I remember taking her outside to do her business during cold winter mornings. She’d perk up those old terrier ears of hers and then she’d suddenly flash on a memory of her youth, and those back legs would start pumping, both kicking backward at the same time, and she’d race the length of the driveway before stopping to rest.
It sounds nuts, but Maggie was so graceful during those bursts of speed she reminded me of Secretariat, the most beautiful racing horse in my memory palace.
I remember how she’d drive the cats crazy, how she loved to sneak into the kitchen to eat neurotic Daisy’s food all the time. It drove Daisy so batty she took to peeing on the bookcases for awhile, but that’s another story too.
I remember how Maggie always wanted to sleep on one part of the couch if any of us were down in the den watching the idiot box. On rare occasions she’d get up and stretch and walk over and crawl into my lap. Petting Maggie was like stroking a porcupine. Even adding a good oil with plenty of essential fatty acids to her diet, we never did soften down her dried up fur.
I remember how Maggie would clatter with old terrier feet on the kitchen floor when she felt good, and how she’d kind of drag herself up the stairs, suffering in silence, when she was having a bad spell.
Maggie could sneeze like a champion, and my sons nicknamed her Sonic Sneeze, and we called her that sometimes when my wife wasn’t listening.
I remember how she’d do everything but leap over the car to get in with us if we were going somewhere.
Gosh, I can remember almost everything about Maggie’s year with us, and that amazes me since now that I’m hunkered down in middle age half the time I can’t even recall my zip code.
But today, most vividly, I remember two Fridays ago when I came home to learn Maggie had been hit by a car when she was sniffing in the street in front of our house.

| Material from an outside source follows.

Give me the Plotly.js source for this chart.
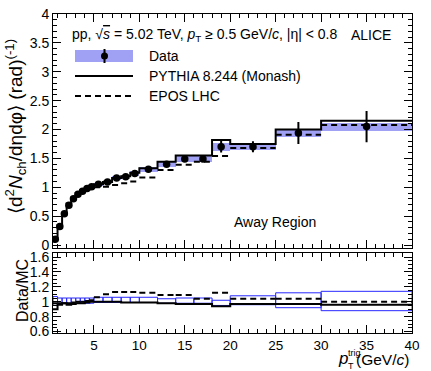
<!DOCTYPE html>
<html>
<head>
<meta charset="utf-8">
<script src="https://cdn.plot.ly/plotly-3.0.1.min.js"></script>
<style>
  html, body { margin: 0; padding: 0; background: #fff; }
  #myDiv { width: 431px; height: 371px; }
</style>
</head>
<body>
<div id="myDiv"></div>
<script>
// Bins in pT trig (GeV/c)
var binEdges = [0.5, 1, 1.5, 2, 2.5, 3, 3.5, 4, 4.5, 5, 6, 7, 8, 9, 10, 12, 14, 16, 18, 20, 25, 30, 40];
var ptCenter = [0.75, 1.25, 1.75, 2.25, 2.75, 3.25, 3.75, 4.25, 4.75, 5.5, 6.5, 7.5, 8.5, 9.5, 11, 13, 15, 17, 19, 22.5, 27.5, 35];

// Data, away region
var dataY    = [0.10, 0.32, 0.54, 0.69, 0.80, 0.88, 0.93, 0.98, 1.01, 1.05, 1.09, 1.16, 1.18, 1.24, 1.31, 1.40, 1.49, 1.49, 1.70, 1.70, 1.94, 2.05];
var dataStat = [0.01, 0.01, 0.01, 0.01, 0.01, 0.01, 0.01, 0.01, 0.01, 0.01, 0.01, 0.015, 0.015, 0.02, 0.02, 0.03, 0.04, 0.04, 0.10, 0.095, 0.19, 0.27];
var dataSys  = [0.01, 0.01, 0.015, 0.02, 0.02, 0.025, 0.025, 0.03, 0.03, 0.03, 0.03, 0.035, 0.035, 0.04, 0.04, 0.045, 0.05, 0.05, 0.065, 0.05, 0.065, 0.07];

// Models
var pythiaY = [0.11, 0.34, 0.55, 0.72, 0.82, 0.90, 0.95, 0.99, 1.01, 1.05, 1.09, 1.16, 1.19, 1.25, 1.33, 1.44, 1.55, 1.55, 1.82, 1.75, 2.00, 2.15];
var eposY   = [0.10, 0.33, 0.55, 0.70, 0.81, 0.88, 0.93, 0.97, 0.99, 1.00, 1.01, 1.04, 1.07, 1.10, 1.17, 1.30, 1.39, 1.44, 1.54, 1.68, 1.91, 2.08];

// Ratio panel
var ratioPythia = [0.90, 0.96, 0.98, 0.96, 0.97, 0.98, 0.98, 0.99, 1.00, 1.00, 1.00, 1.00, 0.99, 0.99, 0.99, 0.98, 0.97, 0.97, 0.94, 0.97, 0.97, 0.96];
var ratioEpos   = [0.98, 0.98, 0.98, 0.98, 0.99, 1.00, 1.00, 1.01, 1.02, 1.06, 1.10, 1.13, 1.13, 1.13, 1.12, 1.09, 1.09, 1.04, 1.12, 1.04, 1.04, 1.00];
var boxLo = [0.95, 0.98, 0.98, 0.98, 0.98, 0.98, 0.98, 0.98, 0.98, 0.99, 0.99, 0.99, 0.99, 0.99, 0.99, 0.98, 0.98, 0.98, 0.95, 0.96, 0.92, 0.88];
var boxHi = [1.07, 1.05, 1.05, 1.05, 1.05, 1.05, 1.05, 1.05, 1.05, 1.06, 1.06, 1.06, 1.06, 1.06, 1.06, 1.04, 1.05, 1.05, 1.02, 1.08, 1.12, 1.14];

var FONT = '"Liberation Sans Narrow", "Arial Narrow", "Liberation Sans", Arial, sans-serif';
var BAND = 'rgb(160,160,245)';

// pixel -> paper helpers (plot area 53..412 x 14..333)
function px(x) { return (x - 53) / 359; }
function py(y) { return (333 - y) / 319; }

var widths = [];
for (var i = 0; i < ptCenter.length; i++) widths.push(binEdges[i + 1] - binEdges[i]);

function stepY(vals) { return vals.concat([vals[vals.length - 1]]); }
function segments(vals) {
    var xs = [], ys = [];
    for (var i = 0; i < vals.length; i++) {
        xs.push(binEdges[i], binEdges[i + 1], null);
        ys.push(vals[i], vals[i], null);
    }
    return { x: xs, y: ys };
}

var eposSeg = segments(eposY);
var eposRatioSeg = segments(ratioEpos);

var data = [
    // systematic band
    {
        type: 'bar', x: ptCenter, width: widths,
        base: dataY.map(function (v, i) { return v - dataSys[i]; }),
        y: dataSys.map(function (s) { return 2 * s; }),
        marker: { color: BAND, line: { width: 0 } },
        xaxis: 'x', yaxis: 'y'
    },
    // PYTHIA
    {
        type: 'scatter', mode: 'lines', x: binEdges, y: stepY(pythiaY),
        line: { shape: 'hv', color: 'black', width: 2 },
        xaxis: 'x', yaxis: 'y'
    },
    // EPOS
    {
        type: 'scatter', mode: 'lines', x: eposSeg.x, y: eposSeg.y,
        line: { color: 'black', width: 2, dash: '6px,4px' },
        connectgaps: false, xaxis: 'x', yaxis: 'y'
    },
    // Data points
    {
        type: 'scatter', mode: 'markers', x: ptCenter, y: dataY,
        marker: { color: 'black', size: 7.5 },
        error_y: { type: 'data', array: dataStat, color: 'black', thickness: 2, width: 0 },
        xaxis: 'x', yaxis: 'y'
    },
    // ratio boxes
    {
        type: 'bar', x: ptCenter, width: widths,
        base: boxLo,
        y: boxHi.map(function (v, i) { return v - boxLo[i]; }),
        marker: { color: 'rgba(0,0,0,0)', line: { color: 'rgb(40,40,255)', width: 1 } },
        xaxis: 'x2', yaxis: 'y2'
    },
    {
        type: 'scatter', mode: 'lines', x: binEdges, y: stepY(ratioPythia),
        line: { shape: 'hv', color: 'black', width: 2 },
        xaxis: 'x2', yaxis: 'y2'
    },
    {
        type: 'scatter', mode: 'lines', x: eposRatioSeg.x, y: eposRatioSeg.y,
        line: { color: 'black', width: 2, dash: '6px,4px' },
        connectgaps: false, xaxis: 'x2', yaxis: 'y2'
    }
];

function axisBase() {
    return {
        ticks: 'inside', tickcolor: 'black', ticklen: 8, tickwidth: 1,
        showline: true, linecolor: 'black', linewidth: 1, mirror: 'ticks',
        showgrid: false, zeroline: false,
        tickfont: { family: FONT, size: 14, color: 'black' }
    };
}

var xaxis = axisBase();
Object.assign(xaxis, {
    domain: [0, 1], range: [0.5, 40], anchor: 'y', tick0: 0, dtick: 5,
    showticklabels: false, matches: 'x2',
    minor: { ticks: 'inside', ticklen: 4, dtick: 1, tickcolor: 'black' }
});
var xaxis2 = axisBase();
Object.assign(xaxis2, {
    domain: [0, 1], range: [0.5, 40], anchor: 'y2', tick0: 0, dtick: 5,
    tickfont: { family: FONT, size: 13.5, color: 'black' },
    minor: { ticks: 'inside', ticklen: 4, dtick: 1, tickcolor: 'black' }
});
var yaxis = axisBase();
Object.assign(yaxis, {
    domain: [0.265, 1], range: [-0.06, 4], anchor: 'x', tick0: 0, dtick: 0.5,
    minor: { ticks: 'inside', ticklen: 4, dtick: 0.1, tickcolor: 'black' }
});
var yaxis2 = axisBase();
Object.assign(yaxis2, {
    domain: [0, 0.252], range: [0.58, 1.66], anchor: 'x2', tick0: 0, dtick: 0.2,
    minor: { ticks: 'inside', ticklen: 4, dtick: 0.05, tickcolor: 'black' }
});

function note(text, x, y, opts) {
    var a = {
        text: text, x: x, y: y, xref: 'paper', yref: 'paper',
        xanchor: 'left', yanchor: 'middle', showarrow: false,
        font: { family: FONT, size: 14, color: 'black' }
    };
    return Object.assign(a, opts || {});
}

var annotations = [
    note('pp, √<span style="text-decoration:overline"><i>s</i></span> = 5.02 TeV, <i>p</i><sub>T</sub> ≥ 0.5 GeV/<i>c</i>, |η| &lt; 0.8', px(70), py(35)),
    note('ALICE', px(349), py(35)),
    note('Away Region', px(232), py(222)),
    note('Data', px(147), py(56)),
    note('PYTHIA 8.244 (Monash)', px(147), py(76)),
    note('EPOS LHC', px(147), py(96)),
    note('⟨d<sup>2</sup><i>N</i><sub>ch</sub>/dηdφ⟩ (rad)<sup>(-1)</sup>', px(16), py(127),
        { xanchor: 'center', textangle: -90, font: { family: FONT, size: 19, color: 'black' } }),
    note('Data/MC', px(22), py(291),
        { xanchor: 'center', textangle: -90, font: { family: FONT, size: 16, color: 'black' } }),
    note('<i>p</i>', px(343), py(358), { xanchor: 'center', font: { family: FONT, size: 17, color: 'black' } }),
    note('trig', px(346), py(352.5), { font: { family: FONT, size: 9, color: 'black' } }),
    note('T', px(346), py(366), { font: { family: FONT, size: 9, color: 'black' } }),
    note('(GeV/<i>c</i>)', px(411), py(359), { xanchor: 'right', font: { family: FONT, size: 15.5, color: 'black' } })
];

var shapes = [
    // legend: data box + marker
    { type: 'rect', xref: 'paper', yref: 'paper', x0: px(75), x1: px(133), y0: py(62), y1: py(50),
      fillcolor: BAND, line: { width: 0 } },
    { type: 'line', xref: 'paper', yref: 'paper', x0: px(104.5), x1: px(104.5), y0: py(63), y1: py(49),
      line: { color: 'black', width: 2 } },
    { type: 'circle', xref: 'paper', yref: 'paper', x0: px(101), x1: px(108), y0: py(59.5), y1: py(52.5),
      fillcolor: 'black', line: { color: 'black', width: 0 } },
    { type: 'line', xref: 'paper', yref: 'paper', x0: px(75), x1: px(133), y0: py(76), y1: py(76),
      line: { color: 'black', width: 2 } },
    { type: 'line', xref: 'paper', yref: 'paper', x0: px(75), x1: px(133), y0: py(96), y1: py(96),
      line: { color: 'black', width: 2, dash: '6px,4px' } }
];

var layout = {
    width: 431, height: 371,
    margin: { l: 53, r: 19, t: 14, b: 38, pad: 0 },
    paper_bgcolor: 'white', plot_bgcolor: 'white',
    showlegend: false, barmode: 'overlay', bargap: 0,
    xaxis: xaxis, xaxis2: xaxis2, yaxis: yaxis, yaxis2: yaxis2,
    annotations: annotations, shapes: shapes,
    font: { family: FONT, size: 14, color: 'black' }
};

Plotly.newPlot('myDiv', data, layout, { staticPlot: true });
</script>
</body>
</html>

Two Fridays ago I found Maggie where my wife had put her in the backyard.
There she was, as still as cold stone, and still one of the sorriest-looking dogs I had ever seen.
She was dead, and I broke down and bawled like a baby.
I couldn’t touch her at that point.
I had to walk around the house a couple of times, choking off tears and letting tears flow.
I eventually made it to the garage and pulled out the shovels and went to the woods behind our house and dug her a good grave, with hard, square edges, just as symmetrical as could be.
I wrapped my old dog in a couple of towels and put her in a cardboard box, and lowered her in the hole, and covered the hole with earth and leaves.
I stood over her grave and cried some more and finally managed to speak my heart to her when I said, “Gosh, you were a good old dog, and I’m going to miss you a lot.”
Then I closed off my tears before going into the house to try to do the things we all must do when death comes to visit.
It’s been a couple of weeks now, and I still miss Maggie a lot, and I know I always will.
Oh sure, talking about her helps layer over some of the grief, and meditating and accepting her death helps some, and praying helps some, and writing about her helps some. But, you know, so far the only consolation that really helps is that I expect to meet Maggie again when I pass on.
On that happy day she’ll gallop toward me, her back feet kicking at the same time like Secretariat in his prime, and Maggie, an old dog no more, will leap into my arms, almost knocking me over with the joy of our reunion.
What a grand old time we’ll have on that day.